In the 1990s, the state of Vermont established state-local partnerships so people in all domains could do everything likely to contribute to school readiness. Their focus on results encouraged innovation and local problem-solving and replaced rigid regulation of inputs with rigorous accountability for accomplishments.
Vermont leaders knew they would never be able to prove that each piece of what the partnerships did was effective, but they were able to show that the entire strategy dramatically improved lives. Trend lines that had shown increasing damage in the form of child abuse, infant mortality, school failure, and teenage pregnancy began to turn around and move in the right direction soon after the partnerships instituted policies targeting those outcomes.
The evidence came from timing (the curves began to turn in communities where the interventions were initially implemented, and then in the whole state as the interventions went statewide); from theoretical connections established by research (for example, that high-quality supports to young families can reduce child abuse and changed community norms can reduce teenage pregnancy); and from the accumulation of data (including practitioner observations and official data from hospitals, health departments, and schools).
Had the Vermont partnerships been limited to “proven” interventions, or had they tried to set up interventions as randomized experiments, they would have had neither the money nor the flexibility to provide the services that made such a remarkable difference for the state’s children and families.
When an orientation toward results pervades planning, management, and implementation of new initiatives, it is easier to meet the challenges of accountability and evaluation. Evaluation becomes a way to support rigorous, contemporaneous collection of data on progress toward clearly defined goals, rather than an after-the-fact assessment of what succeeded (or didn’t).
Developers of complex social reforms aren’t the only ones who find that experimental methods are not always the best or even most “scientific” way to obtain credible evidence. Calls to re-examine what constitutes credible evidence come even from medicine. The Roundtable on Evidence-Based Medicine of the federal Institute of Medicine recommends that randomized clinical trials should not continue to be considered the gold standard, as they seem useful only in limited circumstances, including a narrow range of illnesses and the absence of multiple problems in an individual patient.
Many education researchers have reached a similar conclusion.
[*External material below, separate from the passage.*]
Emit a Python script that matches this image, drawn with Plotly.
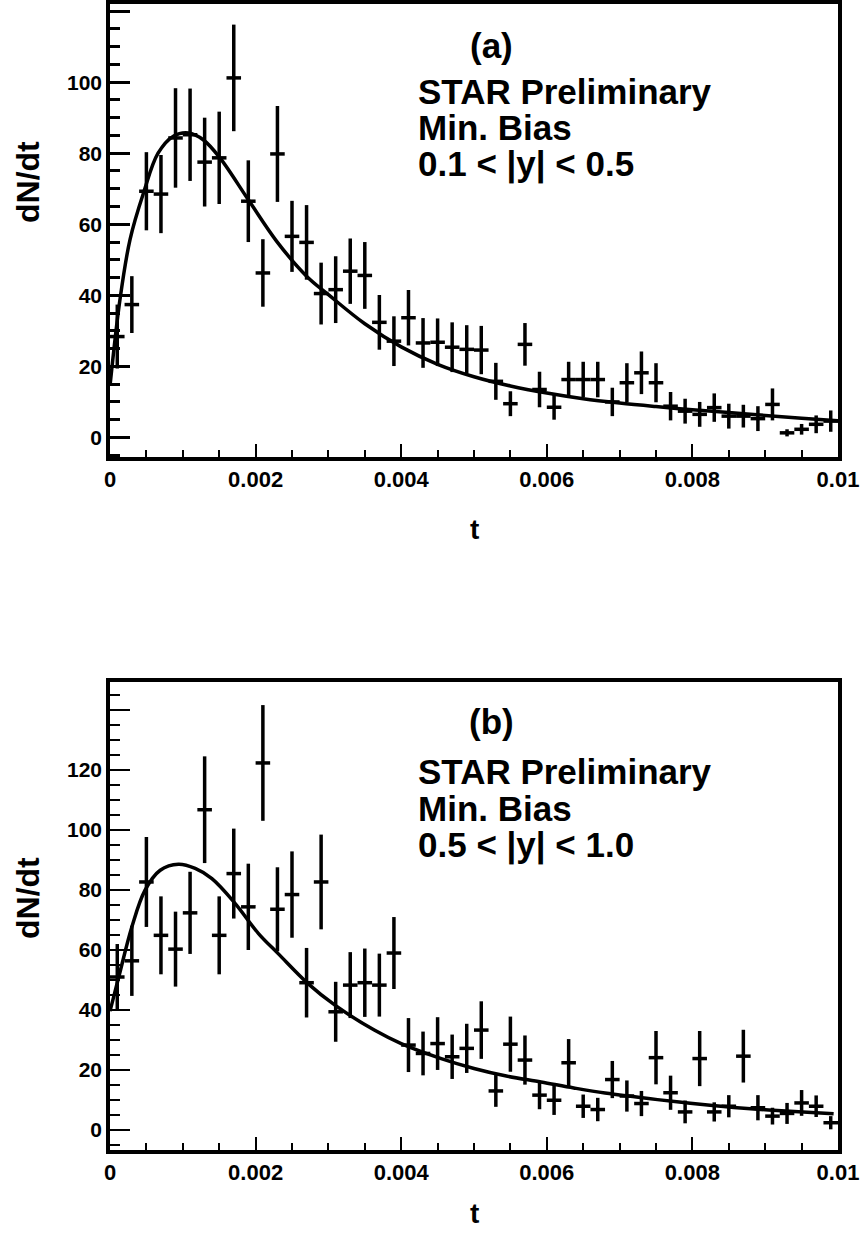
import plotly.graph_objects as go

# ---------------- data ----------------
T_CENTERS = [0.0001, 0.0003, 0.0005, 0.0007, 0.0009, 0.0011, 0.0013, 0.0015, 0.0017, 0.0019,
             0.0021, 0.0023, 0.0025, 0.0027, 0.0029, 0.0031, 0.0033, 0.0035, 0.0037, 0.0039,
             0.0041, 0.0043, 0.0045, 0.0047, 0.0049, 0.0051, 0.0053, 0.0055, 0.0057, 0.0059,
             0.0061, 0.0063, 0.0065, 0.0067, 0.0069, 0.0071, 0.0073, 0.0075, 0.0077, 0.0079,
             0.0081, 0.0083, 0.0085, 0.0087, 0.0089, 0.0091, 0.0093, 0.0095, 0.0097, 0.0099]
BIN_HALF_WIDTH = 0.0001

TOP_Y = [28.4, 37.4, 69.3, 68.5, 84.3, 85.2, 77.5, 78.7, 101.2, 66.5,
         46.3, 79.8, 56.6, 54.9, 40.5, 41.6, 46.8, 45.6, 32.4, 27.1,
         33.7, 26.6, 26.8, 25.4, 24.8, 24.6, 15.8, 9.5, 26.2, 13.5,
         8.5, 16.3, 16.3, 16.3, 10.0, 15.4, 18.2, 15.4, 8.8, 7.4,
         6.5, 8.4, 6.0, 6.0, 5.3, 9.3, 1.3, 2.3, 3.7, 4.6]
TOP_ERR = [9, 8, 11, 11, 14, 13, 12.5, 13, 15, 11.5,
           9.5, 13.5, 10, 10.5, 8.7, 9.4, 9.2, 9.4, 7.7, 7,
           7.8, 7, 6.7, 7, 6.8, 6.8, 5.2, 3.5, 6, 5,
           3.5, 5, 5, 5, 4, 5.5, 6, 5.5, 4, 3.5,
           3.5, 4, 3.5, 3.2, 3.5, 4.5, 1, 1.5, 2.5, 3]

BOT_Y = [50.9, 56.3, 82.6, 64.8, 60.2, 72.3, 106.7, 64.8, 85.4, 74.3,
         122.3, 73.5, 78.4, 49.0, 82.6, 39.3, 48.2, 49.0, 48.2, 58.9,
         28.2, 25.4, 28.7, 24.3, 27.1, 33.2, 12.9, 28.5, 23.2, 11.5,
         9.8, 22.3, 7.8, 6.7, 16.7, 11.2, 8.7, 24.0, 12.3, 5.9,
         23.7, 5.9, 7.8, 24.5, 7.3, 4.5, 5.4, 8.9, 7.8, 2.3]
BOT_ERR = [11, 11.7, 15, 13, 12.5, 13.7, 17.8, 13, 15, 14.4,
           19.3, 14, 14.4, 11.6, 15.8, 10, 11, 11.4, 10.5, 12,
           9, 7.3, 8.8, 7.4, 8.2, 9.6, 5.3, 9.2, 8.2, 4.7,
           4.9, 7.9, 3.9, 3.9, 6.2, 5.2, 4.2, 8.9, 5.7, 3.8,
           9.2, 3.2, 3.7, 8.8, 4.2, 2.8, 3.5, 4.3, 3.6, 2.2]

# fitted curves
TOP_FIT_T = [0.0, 0.000137, 0.000275, 0.00046, 0.00066, 0.00087, 0.00108, 0.00128, 0.00151,
             0.0019, 0.00229, 0.0027, 0.0030, 0.0035, 0.0040, 0.0045, 0.0050, 0.0055,
             0.0060, 0.0065, 0.0070, 0.0075, 0.0080, 0.0085, 0.0090, 0.0095, 0.0100]
TOP_FIT_Y = [14.5, 38.8, 55.7, 68.8, 80.0, 84.8, 85.7, 83.8, 78.7,
             66.9, 55.2, 45.4, 40.2, 32.0, 25.5, 20.6, 17.1, 14.5,
             12.5, 10.9, 9.7, 8.7, 7.8, 7.0, 6.2, 5.4, 4.7]

BOT_FIT_T = [0.0, 0.00012, 0.0003, 0.00048, 0.00069, 0.00094, 0.00117, 0.0014, 0.00172,
             0.00204, 0.00231, 0.00272, 0.00309, 0.00363, 0.004, 0.00455, 0.005, 0.00546,
             0.00592, 0.00637, 0.0068, 0.00752, 0.00797, 0.00843, 0.00889, 0.00934, 0.00994]
BOT_FIT_Y = [39.5, 50.9, 67.6, 79.8, 86.5, 88.5, 87.1, 83.7, 75.4,
             65.4, 58.7, 48.7, 41.5, 33.2, 28.7, 23.7, 20.4, 17.8,
             15.9, 13.9, 12.2, 10.0, 8.8, 7.7, 6.8, 6.1, 5.3]

X_TICKS = [0, 0.002, 0.004, 0.006, 0.008, 0.01]
X_TICK_TEXT = ["0", "0.002", "0.004", "0.006", "0.008", "0.01"]
TOP_Y_TICKS = [0, 20, 40, 60, 80, 100, 120]
TOP_Y_TEXT = ["0", "20", "40", "60", "80", "100", ""]
BOT_Y_TICKS = [0, 20, 40, 60, 80, 100, 120, 140]
BOT_Y_TEXT = ["0", "20", "40", "60", "80", "100", "120", ""]

TOP_LABELS = ["(a)", "STAR Preliminary", "Min. Bias", "0.1 < |y| < 0.5"]
BOT_LABELS = ["(b)", "STAR Preliminary", "Min. Bias", "0.5 < |y| < 1.0"]

# ---------------- figure ----------------
W, H = 867, 1241
FONT = "Liberation Sans, Arial, sans-serif"


def px(x):
    return x / W


def py(y):
    return 1 - y / H


fig = go.Figure()


def add_panel(yvals, yerr, fit_t, fit_y, xa, ya):
    fig.add_trace(go.Scatter(
        x=T_CENTERS, y=yvals, mode="markers", xaxis=xa, yaxis=ya,
        marker=dict(size=2, color="black"),
        error_y=dict(type="data", array=yerr, symmetric=True, thickness=3.5, width=0, color="black"),
        error_x=dict(type="constant", value=BIN_HALF_WIDTH, thickness=3.5, width=0, color="black"),
        showlegend=False, hoverinfo="skip"))
    fig.add_trace(go.Scatter(
        x=fit_t, y=fit_y, mode="lines", xaxis=xa, yaxis=ya,
        line=dict(color="black", width=3.5, shape="spline", smoothing=1.0),
        showlegend=False, hoverinfo="skip"))


add_panel(TOP_Y, TOP_ERR, TOP_FIT_T, TOP_FIT_Y, "x", "y")
add_panel(BOT_Y, BOT_ERR, BOT_FIT_T, BOT_FIT_Y, "x2", "y2")


def xaxis_cfg(domain, anchor):
    return dict(
        domain=domain, anchor=anchor, range=[0, 0.01], automargin=False,
        showline=True, linewidth=3.5, linecolor="black", mirror=True,
        ticks="inside", ticklen=13, tickwidth=1.5, tickcolor="black",
        tickmode="array", tickvals=X_TICKS, ticktext=X_TICK_TEXT,
        tickfont=dict(family=FONT, size=22, color="black", weight="bold"),
        showgrid=False, zeroline=False,
        minor=dict(ticks="inside", ticklen=7, tickwidth=1.5, tickcolor="black",
                   tickmode="linear", tick0=0, dtick=0.0005, showgrid=False),
    )


def yaxis_cfg(domain, anchor, rng, tv, tt, tw):
    return dict(
        domain=domain, anchor=anchor, range=rng, automargin=False,
        showline=True, linewidth=3.5, linecolor="black", mirror=True,
        ticks="inside", ticklen=20, tickwidth=tw, tickcolor="black",
        tickmode="array", tickvals=tv, ticktext=tt,
        tickfont=dict(family=FONT, size=21, color="black", weight="bold"),
        showgrid=False, zeroline=False,
        minor=dict(ticks="inside", ticklen=10, tickwidth=tw, tickcolor="black",
                   tickmode="linear", tick0=0, dtick=5, showgrid=False),
    )


XDOM = [px(110), px(838)]
TOP_DOM = [py(457), py(4)]
BOT_DOM = [py(1150), py(682)]

fig.update_layout(
    width=W, height=H, autosize=False,
    margin=dict(l=0, r=0, t=0, b=0),
    paper_bgcolor="white", plot_bgcolor="white",
    xaxis=xaxis_cfg(XDOM, "y"),
    yaxis=yaxis_cfg(TOP_DOM, "x", [-5.5, 122], TOP_Y_TICKS, TOP_Y_TEXT, 2.5),
    xaxis2=xaxis_cfg(XDOM, "y2"),
    yaxis2=yaxis_cfg(BOT_DOM, "x2", [-6.8, 149.3], BOT_Y_TICKS, BOT_Y_TEXT, 1.5),
)

ann = []


def txt(text, x, y, size, xanchor="left", angle=0):
    ann.append(dict(text=text, x=px(x), y=py(y), xref="paper", yref="paper",
                    xanchor=xanchor, yanchor="middle", showarrow=False, textangle=angle,
                    font=dict(family=FONT, size=size, color="black", weight="bold")))


# axis titles
txt("dN/dt", 28, 182, 32, xanchor="center", angle=-90)
txt("dN/dt", 28, 898, 32, xanchor="center", angle=-90)
txt("t", 474, 530, 28, xanchor="center")
txt("t", 474, 1213, 28, xanchor="center")

# in-panel labels
TOP_POS = [(491, 45), (416, 92), (416, 128), (416, 164)]
BOT_POS = [(491, 721), (416, 771), (416, 808), (416, 845)]
for i, (lab, (x, y)) in enumerate(zip(TOP_LABELS, TOP_POS)):
    txt(lab, x, y, 35, xanchor="center" if i == 0 else "left")
for i, (lab, (x, y)) in enumerate(zip(BOT_LABELS, BOT_POS)):
    txt(lab, x, y, 35, xanchor="center" if i == 0 else "left")

fig.update_layout(annotations=ann)
fig.write_html(
    "out.html",
    config={"displayModeBar": False},
    post_script="document.body.style.margin='0';document.body.style.padding='0';"
                "document.documentElement.style.overflow='hidden';",
)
In the American Educational Research Association’s Handbook of Education Policy Research, David L. Weimer suggests that “the typical evaluation model focuses attention on one or a small number of policy impacts with unambiguous desirability, and only assesses policies already in place.” He points out that truly novel ideas cannot be assessed within this model because they have yet to produce data that can be used to measure impacts.
Policymakers radically diminish the potential of reforms if they allow themselves to be bullied into accepting impoverished definitions of credible evidence. Just as the Obama administration is on the cutting edge of reform by recognizing the importance of complexity in many arenas of social policy, so must it encourage innovation in efforts to determine “what works.”